Le mot « tous » exprime sans doute un optimisme excessif : des criminels, des voyous réfractaires à toute amélioration, ne sont pas irremplaçables , même aux yeux de leur famille ; de même, des enfants ne le sont que potentiellement, par l'espérance qu'ils incarnent. Les droits de l'homme accordent à tout homme les prérogatives de la personne, avec des droits et une dignité imprescriptibles, mais cette dignité demande encore à être fondée. La diversité caractéristique de l'humanité va en réalité très au-delà de la seule diversité génétique ou culturelle, et elle tient à ce que chaque être humain parvenu à maturité est le dépositaire d'une expérience de la vie unique, liée à la singularité et d'une certaine manière à la solitude de sa place dans le monde, qui fait que personne ne peut vivre sa vie à sa place. Cette expérience unique, encore faut-il qu'il en témoigne et qu'elle contribue à enrichir l'expérience collective , le fond commun, et c'est à cette condition seule que chacun peut-être tenu par les autres comme irremplaçable.
Des institutions démocratiques éclairées, qui encouragent au débat et au dialogue, ont vocation à y aider ; mais il faut aussi une volonté commune, et pour chacun de ceux qui participent à la vie publique, la conscience de la valeur de leur contribution. Dans les conditions actuelles de la vie démocratique, ces préalables sont loin d'être remplies, le personnel politique est suspect d'écarter le peuple du débat, et bien des gens, qui ont le sentiment de n'être pas écoutés, se replient sur la vie privée, là où ils ont une chance de se sentir en effet irremplaçables. Il y a là une mutilation à laquelle n'échappent guère que ceux qui, tels les écrivains, et à leurs risques et périls, administrent la preuve que ce qu'ils ont à communiquer au monde est absolument singulier et ne peut être effectué par personne d'autre à leur place.

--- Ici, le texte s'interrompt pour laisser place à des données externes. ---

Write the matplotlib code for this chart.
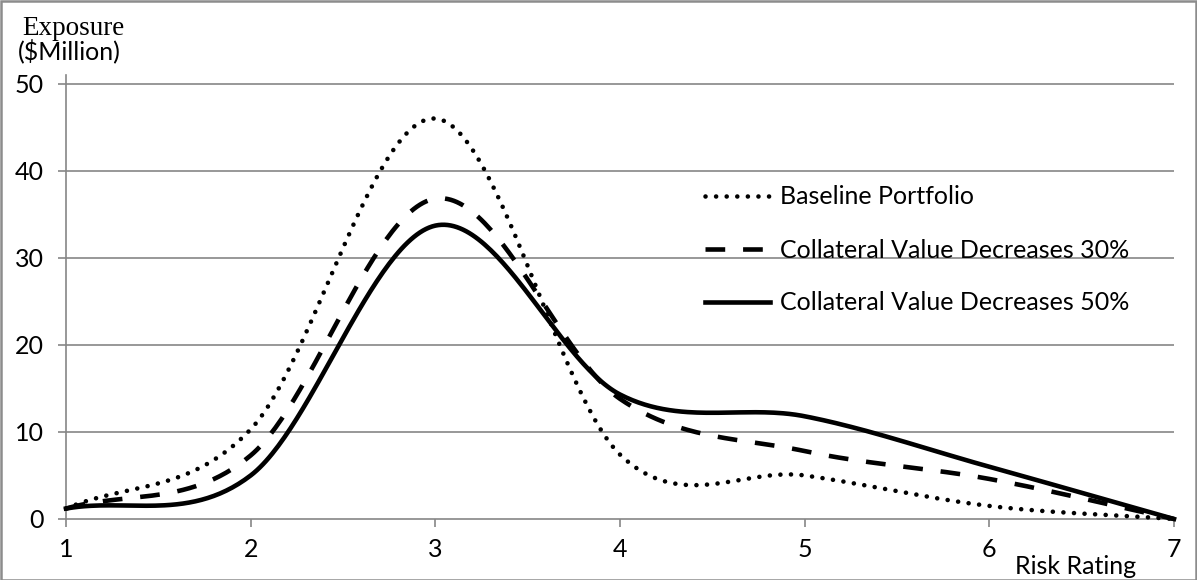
import numpy as np
import matplotlib
matplotlib.use("Agg")
import matplotlib.pyplot as plt
from matplotlib.patches import Rectangle

# ---- data ----
risk_rating = [1, 2, 3, 4, 5, 6, 7]
baseline = [1.2, 10.3, 46.0, 7.4, 5.0, 1.5, 0.0]
decrease_30 = [1.2, 7.3, 36.8, 13.8, 7.8, 4.6, 0.0]
decrease_50 = [1.2, 5.0, 33.7, 14.3, 11.8, 6.0, 0.0]
series_labels = ["Baseline Portfolio",
                 "Collateral Value Decreases 30%",
                 "Collateral Value Decreases 50%"]
y_ticks = [0, 10, 20, 30, 40, 50]


def smooth(xs, ys, n=60):
    """Excel-like smoothed line (cubic Hermite / Catmull-Rom through the points)."""
    xs = np.asarray(xs, float)
    ys = np.asarray(ys, float)
    k = len(ys)
    m = np.zeros(k)
    for i in range(k):
        if i == 0:
            m[i] = ys[1] - ys[0]
        elif i == k - 1:
            m[i] = ys[-1] - ys[-2]
        else:
            m[i] = (ys[i + 1] - ys[i - 1]) / 2.0
    X, Y = [], []
    for i in range(k - 1):
        t = np.linspace(0, 1, n, endpoint=(i == k - 2))
        h00 = 2 * t**3 - 3 * t**2 + 1
        h10 = t**3 - 2 * t**2 + t
        h01 = -2 * t**3 + 3 * t**2
        h11 = t**3 - t**2
        X.append(xs[i] + t * (xs[i + 1] - xs[i]))
        Y.append(h00 * ys[i] + h10 * m[i] + h01 * ys[i + 1] + h11 * m[i + 1])
    return np.concatenate(X), np.concatenate(Y)


W, H = 1197, 580
fig = plt.figure(figsize=(W / 100, H / 100), dpi=100)
sans = ["Lato", "DejaVu Sans"]
plt.rcParams["font.family"] = sans
FS = 18

left, right, bottom, top = 66, 1174, 519, 75
ax = fig.add_axes([left / W, 1 - bottom / H, (right - left) / W, (bottom - top) / H])

grid_c = "#868686"
ax.set_xlim(1, 7)
ax.set_ylim(0, 51)
ax.set_yticks(y_ticks)
ax.set_xticks(risk_rating)
for yv in y_ticks[1:]:
    ax.axhline(yv, color=grid_c, lw=1.2, zorder=1)

for s in ["top", "right"]:
    ax.spines[s].set_visible(False)
for s in ["left", "bottom"]:
    ax.spines[s].set_color(grid_c)
    ax.spines[s].set_linewidth(1.2)
ax.tick_params(axis="both", colors=grid_c, length=6, width=1.2, direction="out",
               labelcolor="black", labelsize=FS)
ax.tick_params(axis="y", pad=10)
ax.tick_params(axis="x", pad=8)

lw = 3.3
xs, ys = smooth(risk_rating, baseline)
ax.plot(xs, ys, color="black", lw=lw, linestyle=(0, (0.01, 2.3)),
        dash_capstyle="round", clip_on=False, zorder=3, label=series_labels[0])
xs, ys = smooth(risk_rating, decrease_30)
ax.plot(xs, ys, color="black", lw=lw, linestyle=(0, (4.3, 3.9)),
        dash_capstyle="butt", clip_on=False, zorder=3, label=series_labels[1])
xs, ys = smooth(risk_rating, decrease_50)
ax.plot(xs, ys, color="black", lw=lw, linestyle="-",
        clip_on=False, zorder=3, label=series_labels[2])

leg = ax.legend(loc="center left", bbox_to_anchor=(705 / W, 1 - 250 / H),
                bbox_transform=fig.transFigure, frameon=False, fontsize=FS,
                handlelength=2.6, handletextpad=0.4, labelspacing=1.2,
                borderpad=0, borderaxespad=0)

# axis titles
fig.text(22 / W, 1 - 35 / H, "Exposure", family=["Liberation Serif"], fontsize=19.5,
         ha="left", va="baseline")
fig.text(18 / W, 1 - 51 / H, "($Million)", fontsize=FS, ha="left", va="center")
fig.text(1076 / W, 1 - 567 / H, "Risk Rating", fontsize=FS, ha="center", va="center")

# chart border
fig.patches.append(Rectangle((0.5 / W, 0.5 / H), 1 - 1.5 / W, 1 - 1.5 / H,
                             transform=fig.transFigure, fill=False,
                             edgecolor="#8c8c8c", lw=1.8))

fig.savefig("out.png", dpi=100)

Il y a ainsi une richesse de la vie sociale qui reste largement potentielle et sous-exploitée.
Dans les faits, la plupart d'entre nous restent, socialement parlant, largement remplaçables, parce que la contribution qu'ils apportent à la société n'a rien d'originale et pourrait être aussi bien fournie par quelqu'un d'autre. Mais, si la personnalité sociale reste largement sous-développée, cela ne prouve rien quant aux possibilités de la personne humaine, même si la conception de la société qui fait de chacun de ses membres des êtres irremplaçables a quelque chose d'idéal, et qui ne sera peut-être jamais réalisé.